DENVER - Students who struggle with reading may find out from their teachers dyslexia could be to blame. House Bill 1223, sponsored by Representative Michael Merrifield (D-Manitou Springs/Colorado Springs) unanimously passed through the House education committee on Thursday afternoon. The legislation would give teachers the training needed to identify literacy challenges, such as dyslexia.

"I was diagnosed with dyslexia in second grade," says 11-year-old Holmes Middle School sixth grader Theo Reitwiesner.

"Theo came to me in second grade and told me, ‘I'm done with school,'" says Theo's mom Patricia.

Theo started meeting with a tutor soon after his mom told him state law required him to go to school.

"I miss little words like ‘in,' ‘as,' the,' and I'll just skip them completely," says Theo. "There'd be a sentence and you'd read it, then it wouldn't make any sense cause you couldn't figure out one of the words, and you'd read it over like seven or eight times and then it'd finally click, and then you understood it, and that still happens to me today."
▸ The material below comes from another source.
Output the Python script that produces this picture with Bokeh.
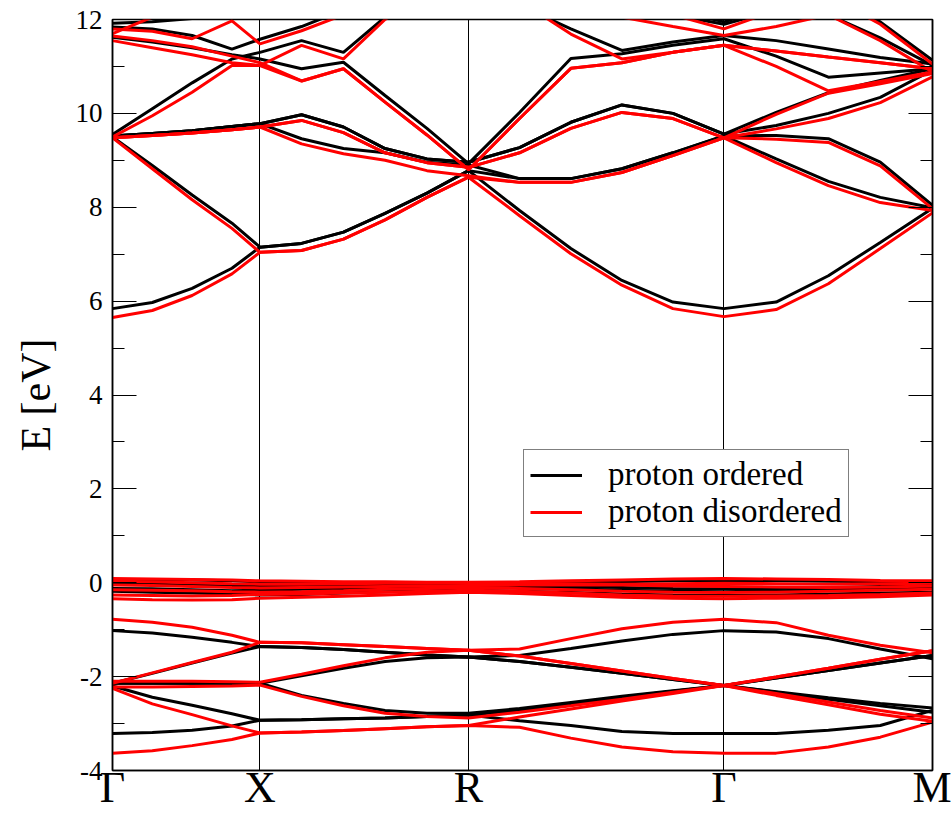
from bokeh.plotting import figure
from bokeh.models import (ColumnDataSource, FixedTicker, LinearAxis, Legend, LegendItem,
                          Range1d, CustomJSTickFormatter)
from bokeh.embed import file_html
from bokeh.resources import INLINE

# ---------------- data ----------------
# k-path distance (cubic cell, units of 2*pi/a): Gamma-X-R-Gamma-M
k_path = [0.0, 0.135, 0.270, 0.405, 0.500,
          0.641, 0.783, 0.924, 1.066, 1.207,
          1.380, 1.554, 1.727, 1.900, 2.073,
          2.250, 2.427, 2.603, 2.780]

sym_pos = [0.0, 0.5, 1.207, 2.073, 2.780]
sym_labels = ["Γ", "X", "R", "Γ", "M"]

y_ticks = [-4, -2, 0, 2, 4, 6, 8, 10, 12]
y_tick_labels = ["-4", "-2", "0", "2", "4", "6", "8", "10", "12"]
y_minor_ticks = [-3, -1, 1, 3, 5, 7, 9, 11]

# proton ordered (black) bands, energies in eV at k_path points
ordered_c1 = [5.84, 5.97, 6.27, 6.70, 7.15, 7.23, 7.47, 7.87, 8.30, 8.78, 7.93, 7.12, 6.44, 5.98, 5.84, 5.98, 6.54, 7.25, 7.98]
ordered_c2 = [9.50, 8.89, 8.26, 7.66, 7.15, 7.23, 7.47, 7.87, 8.30, 8.78, 8.61, 8.61, 8.82, 9.16, 9.52, 9.03, 8.55, 8.21, 7.99]
ordered_c3 = [9.52, 9.57, 9.63, 9.72, 9.78, 9.97, 9.71, 9.25, 9.03, 8.96, 9.27, 9.81, 10.18, 10.00, 9.56, 9.74, 10.00, 10.34, 10.92]
ordered_c4 = [9.52, 9.57, 9.63, 9.72, 9.78, 9.46, 9.25, 9.16, 8.96, 8.90, 8.61, 8.61, 8.82, 9.16, 9.52, 9.53, 9.46, 8.96, 8.04]
ordered_c5 = [9.52, 9.57, 9.63, 9.72, 9.78, 9.97, 9.71, 9.25, 9.03, 8.96, 9.27, 9.81, 10.18, 10.00, 9.56, 10.02, 10.44, 10.70, 10.95]
ordered_c6 = [9.55, 10.10, 10.65, 11.16, 11.30, 11.55, 11.30, 12.05, 12.60, 13.00, 12.30, 11.80, 11.34, 11.52, 11.66, 11.55, 11.37, 11.19, 11.05]
ordered_c7 = [11.84, 11.80, 11.66, 11.37, 11.58, 11.85, 12.20, 12.60, 12.80, 13.00, 12.80, 12.50, 12.20, 12.10, 11.90, 12.20, 12.10, 11.61, 11.02]
ordered_c8 = [11.62, 11.52, 11.40, 11.25, 11.16, 10.95, 11.09, 10.38, 9.68, 8.93, 10.02, 11.17, 11.27, 11.45, 11.59, 11.22, 10.77, 10.86, 10.95]
ordered_c9 = [11.92, 11.95, 12.02, 12.15, 12.30, 12.60, 12.90, 13.00, 13.00, 13.00, 13.00, 12.80, 12.50, 12.20, 11.95, 12.30, 12.50, 11.95, 11.13]
ordered_f1 = [0.07, 0.07, 0.06, 0.04, 0.02, 0.01, 0.00, -0.01, -0.02, -0.03, -0.02, 0.00, 0.02, 0.04, 0.05, 0.04, 0.03, 0.02, 0.00]
ordered_f2 = [-0.02, -0.03, -0.05, -0.07, -0.08, -0.08, -0.07, -0.06, -0.05, -0.05, -0.06, -0.08, -0.10, -0.12, -0.13, -0.12, -0.10, -0.08, -0.06]
ordered_f3 = [-0.12, -0.13, -0.15, -0.17, -0.16, -0.14, -0.12, -0.10, -0.09, -0.08, -0.10, -0.13, -0.16, -0.18, -0.19, -0.17, -0.15, -0.12, -0.10]
ordered_f4 = [-0.18, -0.20, -0.22, -0.24, -0.26, -0.25, -0.22, -0.19, -0.17, -0.16, -0.18, -0.21, -0.24, -0.26, -0.27, -0.26, -0.24, -0.22, -0.20]
ordered_v1 = [-1.02, -1.07, -1.16, -1.27, -1.36, -1.38, -1.42, -1.48, -1.54, -1.58, -1.55, -1.40, -1.24, -1.10, -1.02, -1.05, -1.19, -1.41, -1.62]
ordered_v2 = [-2.14, -1.93, -1.71, -1.50, -1.36, -1.38, -1.42, -1.48, -1.54, -1.58, -1.68, -1.80, -1.93, -2.06, -2.19, -2.03, -1.87, -1.71, -1.55]
ordered_v3 = [-2.14, -2.14, -2.14, -2.14, -2.14, -1.98, -1.82, -1.68, -1.60, -1.58, -1.68, -1.80, -1.93, -2.06, -2.19, -2.03, -1.87, -1.71, -1.55]
ordered_v4 = [-2.14, -2.14, -2.14, -2.14, -2.14, -2.40, -2.57, -2.72, -2.78, -2.78, -2.68, -2.55, -2.42, -2.30, -2.19, -2.33, -2.48, -2.62, -2.76]
ordered_v5 = [-2.20, -2.44, -2.61, -2.79, -2.93, -2.92, -2.90, -2.88, -2.85, -2.82, -2.72, -2.58, -2.44, -2.31, -2.19, -2.32, -2.45, -2.57, -2.67]
ordered_v6 = [-3.21, -3.19, -3.14, -3.05, -2.93, -2.92, -2.90, -2.88, -2.85, -2.82, -2.94, -3.04, -3.17, -3.21, -3.21, -3.21, -3.14, -3.04, -2.72]

# proton disordered (red) bands
disordered_c1 = [5.65, 5.80, 6.12, 6.58, 7.04, 7.08, 7.32, 7.73, 8.21, 8.64, 7.82, 7.01, 6.34, 5.84, 5.67, 5.82, 6.37, 7.12, 7.88]
disordered_c2 = [9.48, 8.82, 8.16, 7.55, 7.04, 7.08, 7.32, 7.73, 8.21, 8.64, 8.53, 8.53, 8.74, 9.10, 9.48, 8.95, 8.46, 8.10, 7.93]
disordered_c3 = [9.48, 9.53, 9.58, 9.65, 9.71, 9.85, 9.59, 9.16, 8.95, 8.85, 9.16, 9.68, 10.02, 9.89, 9.48, 9.67, 9.89, 10.23, 10.78]
disordered_c4 = [9.48, 9.53, 9.58, 9.65, 9.71, 9.35, 9.14, 9.00, 8.78, 8.67, 8.53, 8.53, 8.74, 9.10, 9.48, 9.45, 9.38, 8.88, 7.97]
disordered_c5 = [9.48, 9.53, 9.58, 9.65, 9.71, 9.85, 9.59, 9.16, 8.95, 8.85, 9.16, 9.68, 10.02, 9.89, 9.48, 9.98, 10.43, 10.63, 10.85]
disordered_c6 = [9.50, 9.95, 10.45, 11.02, 11.02, 11.45, 11.16, 12.00, 12.60, 13.00, 12.40, 11.69, 11.16, 11.30, 11.45, 11.33, 11.20, 11.08, 10.95]
disordered_c7 = [11.70, 12.05, 12.40, 12.60, 12.60, 12.80, 13.00, 13.00, 13.00, 13.00, 13.00, 12.60, 12.05, 11.85, 11.66, 11.85, 12.10, 11.55, 10.88]
disordered_c8 = [11.55, 11.40, 11.25, 11.08, 11.02, 10.69, 10.95, 10.24, 9.54, 8.80, 9.89, 10.96, 11.08, 11.30, 11.45, 11.00, 10.48, 10.68, 10.88]
disordered_c9 = [11.80, 11.75, 11.59, 11.97, 11.48, 11.76, 12.10, 12.50, 13.00, 13.00, 13.00, 12.80, 12.40, 12.10, 11.80, 12.20, 12.50, 11.90, 11.05]
disordered_c10 = [11.65, 11.55, 11.42, 11.22, 11.08, 10.69, 10.95, 10.24, 9.54, 8.80, 9.89, 10.96, 11.08, 11.30, 11.45, 11.33, 11.20, 11.08, 10.95]
disordered_f1 = [0.09, 0.08, 0.07, 0.06, 0.04, 0.03, 0.02, 0.02, 0.01, 0.01, 0.02, 0.04, 0.06, 0.08, 0.09, 0.08, 0.07, 0.05, 0.04]
disordered_f2 = [0.03, 0.02, 0.00, -0.02, -0.03, -0.03, -0.02, -0.01, -0.01, 0.00, -0.01, -0.02, -0.03, -0.02, -0.01, -0.02, -0.03, -0.02, -0.01]
disordered_f3 = [-0.05, -0.06, -0.08, -0.10, -0.11, -0.10, -0.09, -0.08, -0.07, -0.06, -0.05, -0.04, -0.05, -0.07, -0.08, -0.09, -0.10, -0.09, -0.07]
disordered_f4 = [-0.15, -0.16, -0.17, -0.19, -0.20, -0.19, -0.17, -0.14, -0.12, -0.10, -0.12, -0.15, -0.18, -0.20, -0.21, -0.20, -0.18, -0.16, -0.14]
disordered_f5 = [-0.26, -0.27, -0.28, -0.27, -0.25, -0.24, -0.22, -0.20, -0.18, -0.16, -0.18, -0.22, -0.26, -0.28, -0.29, -0.28, -0.27, -0.25, -0.22]
disordered_f6 = [-0.34, -0.36, -0.37, -0.36, -0.33, -0.31, -0.29, -0.26, -0.23, -0.20, -0.23, -0.27, -0.31, -0.33, -0.34, -0.33, -0.32, -0.30, -0.26]
disordered_v1 = [-0.78, -0.84, -0.95, -1.12, -1.27, -1.28, -1.32, -1.36, -1.40, -1.44, -1.41, -1.19, -0.98, -0.84, -0.78, -0.85, -1.12, -1.33, -1.49]
disordered_v2 = [-2.14, -1.92, -1.70, -1.48, -1.27, -1.28, -1.32, -1.36, -1.40, -1.44, -1.56, -1.72, -1.88, -2.04, -2.19, -2.01, -1.82, -1.63, -1.45]
disordered_v3 = [-2.10, -2.10, -2.10, -2.11, -2.12, -1.95, -1.77, -1.60, -1.48, -1.44, -1.56, -1.72, -1.88, -2.04, -2.19, -2.01, -1.82, -1.63, -1.45]
disordered_v4 = [-2.22, -2.22, -2.21, -2.20, -2.18, -2.42, -2.62, -2.78, -2.85, -2.88, -2.76, -2.62, -2.48, -2.33, -2.19, -2.36, -2.54, -2.72, -2.88]
disordered_v5 = [-2.25, -2.58, -2.81, -3.05, -3.20, -3.18, -3.15, -3.11, -3.07, -3.04, -2.86, -2.69, -2.52, -2.36, -2.19, -2.40, -2.60, -2.80, -2.95]
disordered_v6 = [-3.63, -3.58, -3.47, -3.34, -3.20, -3.18, -3.15, -3.11, -3.07, -3.04, -3.08, -3.31, -3.50, -3.60, -3.63, -3.63, -3.50, -3.29, -2.97]

ordered_bands = [ordered_c1, ordered_c2, ordered_c3, ordered_c4, ordered_c5, ordered_c6,
                 ordered_c7, ordered_c8, ordered_c9, ordered_f1, ordered_f2, ordered_f3,
                 ordered_f4, ordered_v1, ordered_v2, ordered_v3, ordered_v4, ordered_v5, ordered_v6]
disordered_bands = [disordered_c1, disordered_c2, disordered_c3, disordered_c4, disordered_c5,
                    disordered_c6, disordered_c7, disordered_c8, disordered_c9, disordered_c10,
                    disordered_f1, disordered_f2, disordered_f3, disordered_f4, disordered_f5,
                    disordered_f6, disordered_v1, disordered_v2, disordered_v3, disordered_v4,
                    disordered_v5, disordered_v6]

series_names = ["proton ordered", "proton disordered"]
series_colors = ["#000000", "#ff0000"]

# ---------------- figure ----------------
FONT = "Liberation Serif"

p = figure(width=951, height=819, output_backend="svg", toolbar_location=None,
           x_range=Range1d(0, k_path[-1]), y_range=Range1d(-4, 12),
           min_border_left=112, min_border_right=19, min_border_top=19, min_border_bottom=49,
           background_fill_color="white", border_fill_color="white")

p.outline_line_color = "black"
p.outline_line_width = 1.5

# x axis: high-symmetry labels
p.xaxis.ticker = FixedTicker(ticks=sym_pos)
p.xaxis.formatter = CustomJSTickFormatter(args=dict(pos=sym_pos, lab=sym_labels), code="""
let best = 0; let d = 1e9;
for (let i = 0; i < pos.length; i++) { const e = Math.abs(pos[i] - tick); if (e < d) { d = e; best = i; } }
return lab[best];
""")
p.xaxis.major_tick_line_color = None
p.xaxis.minor_tick_line_color = None
p.xaxis.major_tick_in = 0
p.xaxis.major_tick_out = 0
p.xaxis.axis_line_color = "black"
p.xaxis.axis_line_width = 1.5
p.xaxis.major_label_text_font = FONT
p.xaxis.major_label_text_font_size = "44px"
p.xaxis.major_label_text_color = "black"
p.xaxis.major_label_standoff = -8

# y axis
yfmt = CustomJSTickFormatter(args=dict(pos=y_ticks, lab=y_tick_labels), code="""
let best = 0; let d = 1e9;
for (let i = 0; i < pos.length; i++) { const e = Math.abs(pos[i] - tick); if (e < d) { d = e; best = i; } }
return lab[best];
""")
p.yaxis.ticker = FixedTicker(ticks=y_ticks, minor_ticks=y_minor_ticks)
p.yaxis.formatter = yfmt
p.yaxis.axis_label = "E [eV]"
p.yaxis.axis_label_text_font = FONT
p.yaxis.axis_label_text_font_size = "42px"
p.yaxis.axis_label_text_font_style = "normal"
p.yaxis.axis_label_text_color = "black"
p.yaxis.axis_label_standoff = 14
p.yaxis.major_label_text_font = FONT
p.yaxis.major_label_text_font_size = "27px"
p.yaxis.major_label_text_color = "black"
p.yaxis.major_label_standoff = 10
for ax in [p.yaxis[0]]:
    ax.major_tick_in = 24
    ax.major_tick_out = 0
    ax.minor_tick_in = 12
    ax.minor_tick_out = 0
    ax.major_tick_line_color = "black"
    ax.minor_tick_line_color = "black"
    ax.major_tick_line_width = 1.2
    ax.minor_tick_line_width = 1.2
    ax.axis_line_width = 1.5

right_axis = LinearAxis(ticker=FixedTicker(ticks=y_ticks, minor_ticks=y_minor_ticks),
                        formatter=CustomJSTickFormatter(code="return ''"),
                        major_tick_in=24, major_tick_out=0, minor_tick_in=12, minor_tick_out=0,
                        major_tick_line_width=1.2, minor_tick_line_width=1.2,
                        axis_line_width=1.5, major_label_standoff=0,
                        major_label_text_font_size="1px")
p.add_layout(right_axis, "right")

# grid: vertical lines at high-symmetry points
p.xgrid.ticker = FixedTicker(ticks=sym_pos[1:4])
p.xgrid.grid_line_color = "black"
p.xgrid.grid_line_width = 1
p.xgrid.grid_line_alpha = 1.0
p.ygrid.grid_line_color = None

# bands
renderers = []
for bands, color in zip([ordered_bands, disordered_bands], series_colors):
    src = ColumnDataSource(dict(xs=[k_path] * len(bands), ys=bands))
    r = p.multi_line("xs", "ys", source=src, line_color=color, line_width=3)
    renderers.append(r)

legend = Legend(items=[LegendItem(label=n, renderers=[r]) for n, r in zip(series_names, renderers)],
                location=(411, 233))
legend.border_line_color = "black"
legend.border_line_width = 1.2
legend.background_fill_color = "white"
legend.background_fill_alpha = 1.0
legend.label_text_font = FONT
legend.label_text_font_size = "33px"
legend.label_text_color = "black"
legend.glyph_width = 52
legend.glyph_height = 30
legend.label_height = 30
legend.label_standoff = 26
legend.padding = 6
legend.spacing = 0
legend.margin = 0
p.add_layout(legend, "center")

open("out.html", "w").write(file_html(p, INLINE))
Dyslexia is much more than reading a word backwards, it's trying not to confuse letters that look alike, like a lower case ‘b' and a lower case ‘d.' It's trying to understand a word when you're not exactly sure what each letter of the alphabet sounds like on its own. Theo used to memorize words so that he knew how to say it later.

"If you hear the word ‘cat' it's three syllables cah-ah-tah,' so then you can't break apart the sounds in words and you can't blend them together," says Patricia.

"I didn't learn how to pronounce each syllable of every word," says Theo.

Patricia was one of more than a dozen who testified in front of the education committee about the need for literacy training.

"It gives us a chance just to elevate awareness to dyslexia," says Patricia. "This isn't just a problem for special education teachers, this is a problem for everybody in education."

Sydney Hough is a former teacher in the Lewis-Palmer School District. She told the committee about how the word ‘dyslexia' was basically taboo.

"I was not allowed to use the word dyslexia when I was speaking to parents about their child's struggles," says Hough. "I now understand why Joey and Brianna and several other students never learned how to read in my first grade class."

"They're accused of being lazy, not trying hard enough or just plain dumb," says Ellen Steinberg, from the Rocky Mountain Dyslexia Association.

Karen Brass is a 44-year-old mother with dyslexia. While testifying in support of the bill, she couldn't remember a certain word.

If I can't see it, I can't say it," says Brass. "That's a dyslexic mind for you."

"Having taught for 30 years, now that I've learned so much about it, I can recall students that I'm sure must have had dyslexia," says Merrifield. "This does provide training for teachers to recognize certain symptoms."

Merrifield wants to catch learning disabilities early in a student's life, so they can see a specialist and get the tutoring they need.

"From 40,000 to 150,000 students in Colorado have some form of dyslexia," says Merrifield. "This could have a huge impact on the dropout rate, on our graduation rate."

"We graduate far too many kids, able kids, with third and fourth grade reading levels," says Dr. Ed Steinberg of the Colorado Department of Education. "Our kindergarten through third grade teachers in general education, need this training probably desperately in the sense of the preventative aspects of this."

Today, Theo the sixth grader, reads at a seventh grade reading level. He loves to read the Harry Potter books.
"I've worked my butt off all year," says Theo.